We had the day off for Veteran’s Day, so I’ve had some extra free time.  I spent part of it doing some of the other Lynda tutorials.  I worked on the SEO and JQuery ones.  The SEO one is crazy long and it felt like I was making no progress.  The JQuery one was about double the length of the Worpress one, but I finally finished it.  Yeah!  Here is my certificate for that one (Link no longer working).

I already knew most of the basics of JQuery, but the tutorial filled in many blanks for me.  It went over all of the main parts and functions of JQuery fairly well.

It also introduced me to JQuery UI.  That looks very neat for sure, but the full plugin, with the theme and what not, is something like 312kb.  That’s crazy huge for a web site.  Some (92kb) of that is images which would only load when needed, but the CSS for the theme is 28kb and the script itself is 192kb.  Definitely a good thing that it is so easy to customize what parts you want.  I generally try to keep my entire page loads, or at least the home page, under 100kb.  That is becoming harder and harder as more images and functionality are expected, but it’s good to keep load times fast.
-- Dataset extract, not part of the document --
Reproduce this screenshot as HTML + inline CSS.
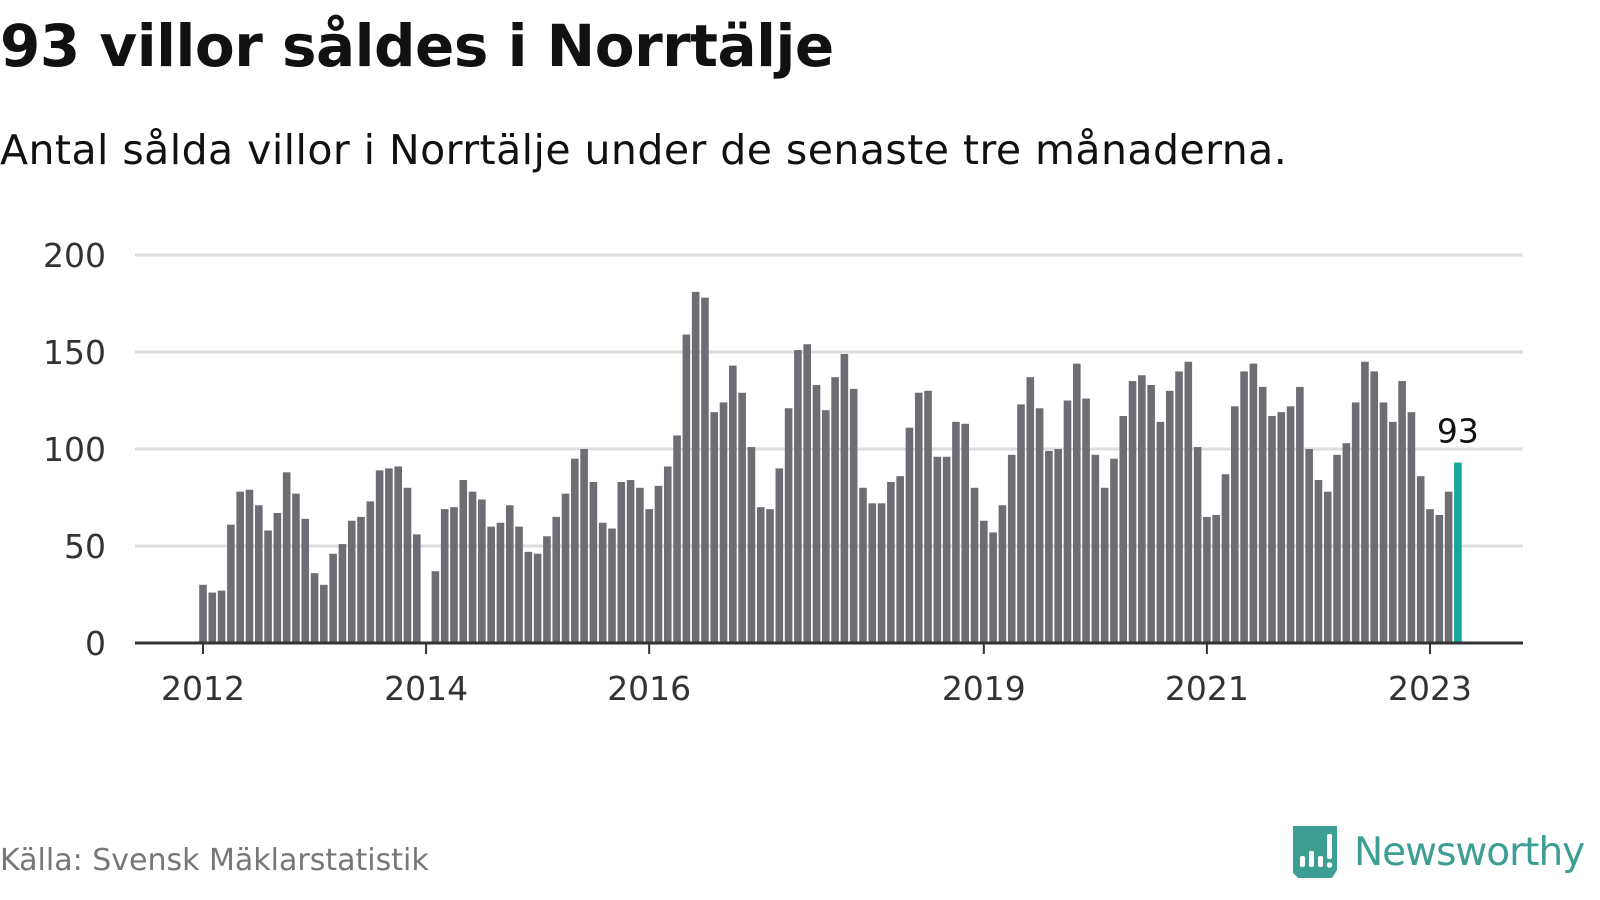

I took some notes on this one, a lot of notes.  It’s really just as a reference for me.  I forget the specifics of this stuff very easily and am always having to look it up, even sometimes for things I do frequently.  I’m somewhat dependent on my notes.  So, if I can figure out how, I will attach them as a text file.  No point in adding them directly to this post, they will make it huge.  But I’ll have to worry about that later:  I have a usability event to go to (Link no longer working).